Buffalo’s owner just rewrote draft history to absolve his GM, but the Bills’ own 2024 behind-the-scenes footage shows Brandon Beane pounding the table for Keon Coleman—months before the coaching staff supposedly forced the pick.
The Pegula Bomb: “Coaching staff pushed Coleman”
Speaking at the Bills’ season-ending presser, Terry Pegula hijacked a routine question to declare:
“The coaching staff pushed to draft Keon. I’m not saying Brandon wouldn’t have drafted him, but he wasn’t his next choice. That was Brandon being a team player… He’s taken heat and not said a word. I’m here to tell you the true story.”

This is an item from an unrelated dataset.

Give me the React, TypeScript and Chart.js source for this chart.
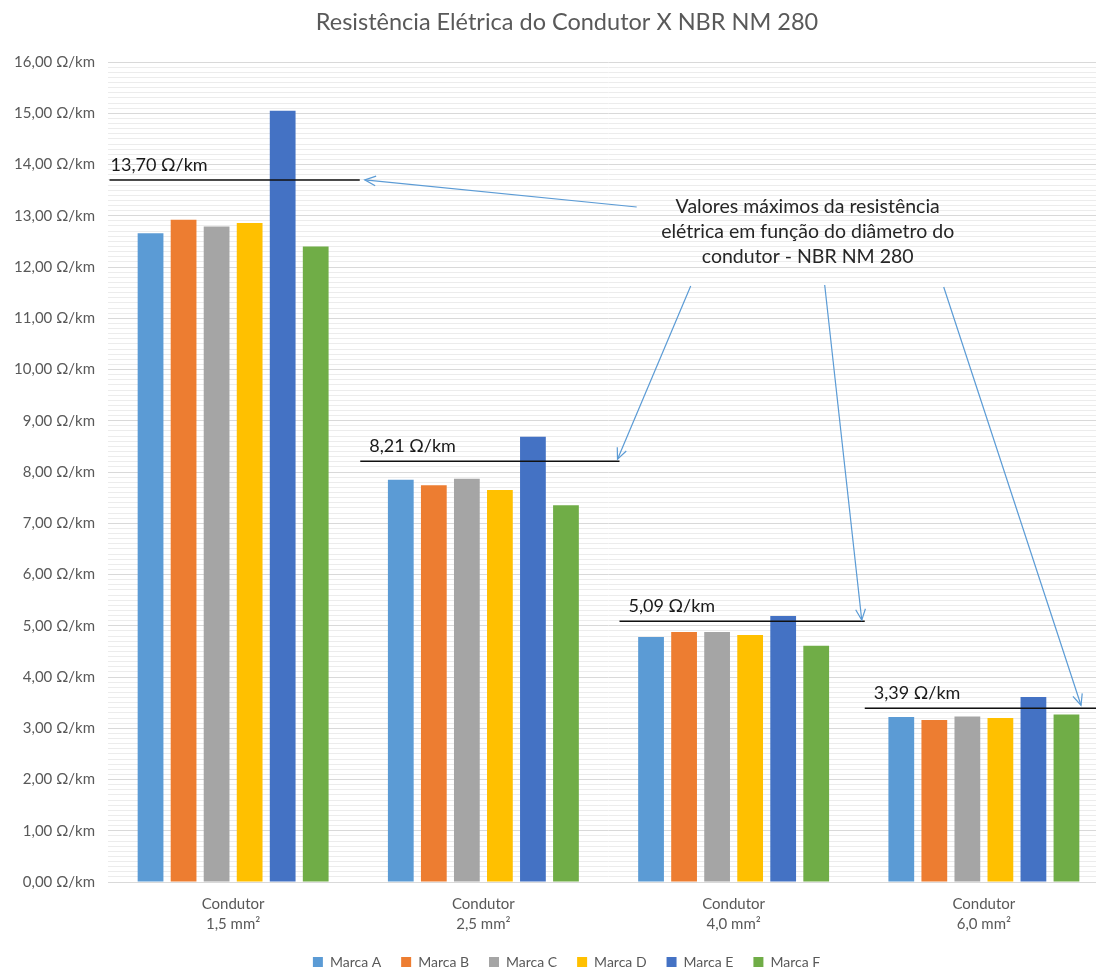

Translation: Sean McDermott’s staff, not GM Brandon Beane, owned the Coleman decision. Pegula absolved his front-office chief and heaped another log on the fire that consumed McDermott’s job two weeks earlier.
But the Tape Doesn’t Lie—Beane Loved Coleman Early
Buffalo’s own 29-minute “2024 Draft Room” documentary, released days after the draft, shows Beane:
- openly rooting for Coleman to run a slow 40-yard dash so “he falls to us”;
- telling Terry’s daughter, Laura Pegula, “We’re locked on Coleman at 33” minutes before the second round began;
- high-fiving scouts when Coleman slid past pick 32.
Why This Matters Now
1. Cap Casualty Incoming? Coleman is owed $2.1 M guaranteed in 2026, none after. If the new regime wants a reset, June 1 cut saves $1.7 M.

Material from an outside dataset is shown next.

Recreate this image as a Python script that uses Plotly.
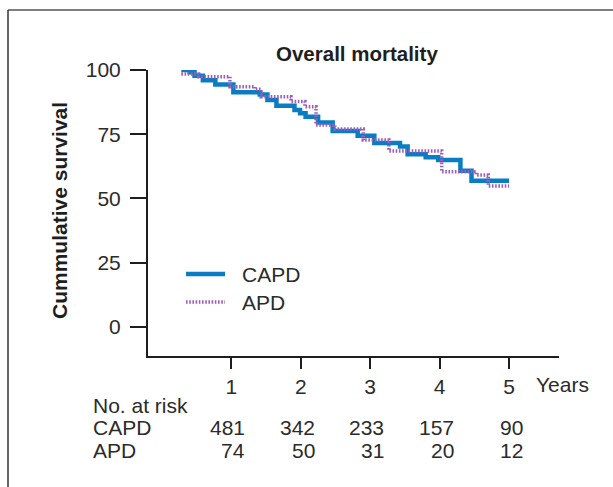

2. Allen’s Wrinkle. Josh Allen finished 2025 targeting 32-year-old Brandin Cooks and practice-squad call-up Mecole Hardman in a playoff loss. He needs a true WR1; the owner just hung the last high pick around the ex-coach’s neck.

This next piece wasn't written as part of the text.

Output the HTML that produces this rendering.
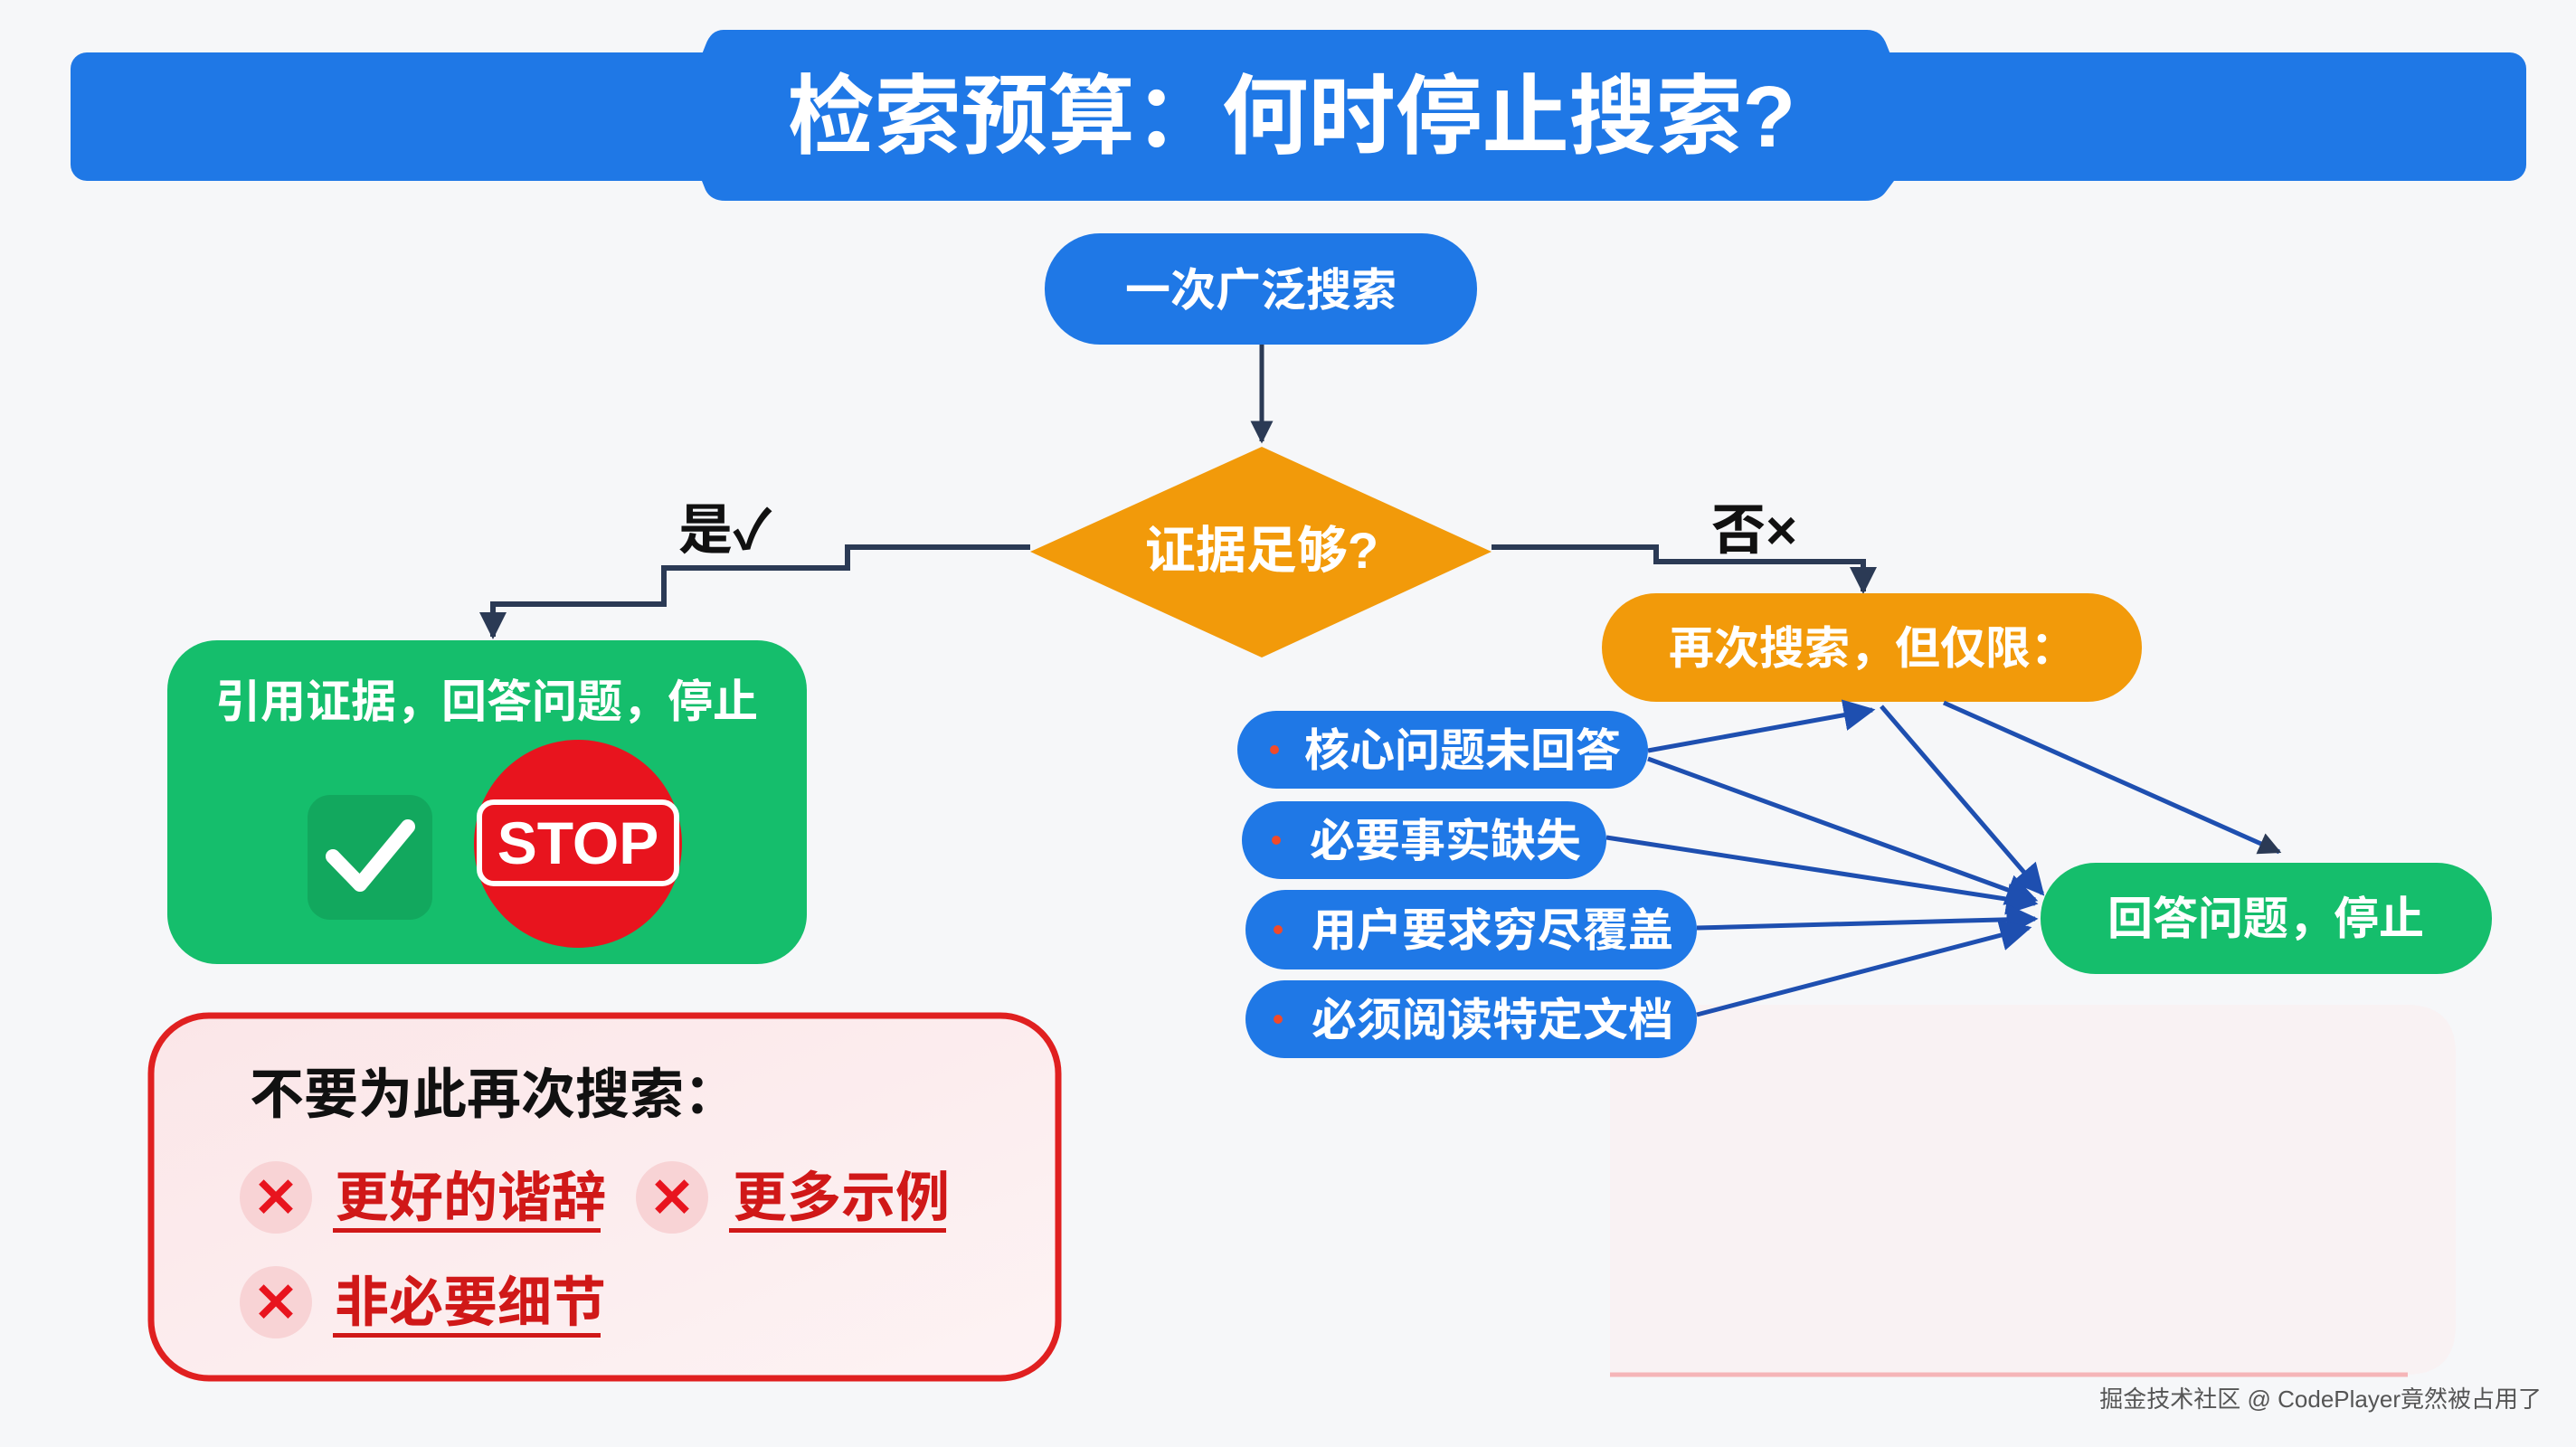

3. Front-Office Shield. Pegula protected Beane—who has final roster say per the Bills’ own org chart—signaling the GM survives the coming overhaul.
What Beane Says Today
Minutes after Pegula spoke, Beane told reporters:
“Keon is my pick. We still believe in him. His issues are maturity, not talent.”
Bottom Line
Pegula’s revisionist history is a slick PR pivot, yet the franchise’s own video archive shows Beane was the driver, not a passenger. Coleman’s next 12 months—either a third-year leap or a quiet exit—will decide whether this becomes a footnote or another front-office scar on a roster still searching for a true No. 1 wideout for its $52-million quarterback.